I have a project which contains a bunch of small programs tied together using bash scripts, as per the Unix philosophy. Their exchange format originally looked like this:
meta1a:meta1b:meta1c AST1
meta2a:meta2b:meta2c AST2
Where the :
-separated fields are metadata and the AST
s are s-expressions which the scripts pass along as-is. This worked fine, as I could use cut -d ' '
to split the metadata from the ASTs, and cut -d ':'
to dig into the metadata. However, I then needed to add a metadata field containing spaces, which breaks this format. Since no field uses tabs, I switched to the following:
meta1a:meta1b:meta1c:meta 1 d\tAST1
meta2a:meta2b:meta2c:meta 2 d\tAST2
Since I envision more metadata fields being added in the future, I think it's time to switch to a more structured format rather than playing a game of "guess the punctuation".
Instead of delimiters and cut
I could use JSON and jq
, or I could use XML and xsltproc
, but since I'm already using s-expressions for the ASTs, I'm wondering if there's a nice way to use them here instead?
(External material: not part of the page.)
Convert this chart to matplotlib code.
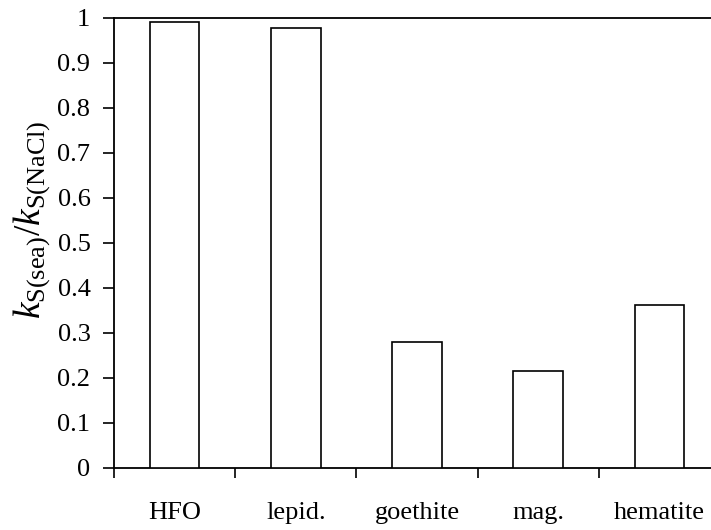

For example, something which looks like this:
(echo '(("foo1" "bar1" "baz1" "quux 1") ast1)'
echo '(("foo2" "bar2" "baz2" "quux 2") ast2)') | sexpr 'caar'
"foo1"
"foo2"
My requirements are:
- Straightforward use of stdio with minimal boilerplate, since that's where my programs read/write their data
- Easily callable from shell scripts or provide a very compelling alternative to bash's process invocation and pipelining
- Streaming I/O if possible; ie. I'd rather work with one AST at a time rather than consuming the whole input looking for a closing
)
- Fast and lightweight, especially if it's being invoked a few times; each AST is only a few KB, but they can add up to hundreds of MB
- Should work on Linux at least; cross-platform would be nice
The obvious choice is to use a Lisp/Scheme interpreter, but the only one I'm experienced with is Emacs, which is far too heavyweight. Perhaps another implementation is more lightweight and suited to this?
In Haskell I've played with shelly, turtle and atto-lisp, but most of my code was spent converting between String/Text/ByteString, wrapping/unwrapping Lisp
s, implementing my own car
, cdr
, cons
, etc.
I've read a little about scsh, but don't know if that would be appropriate either.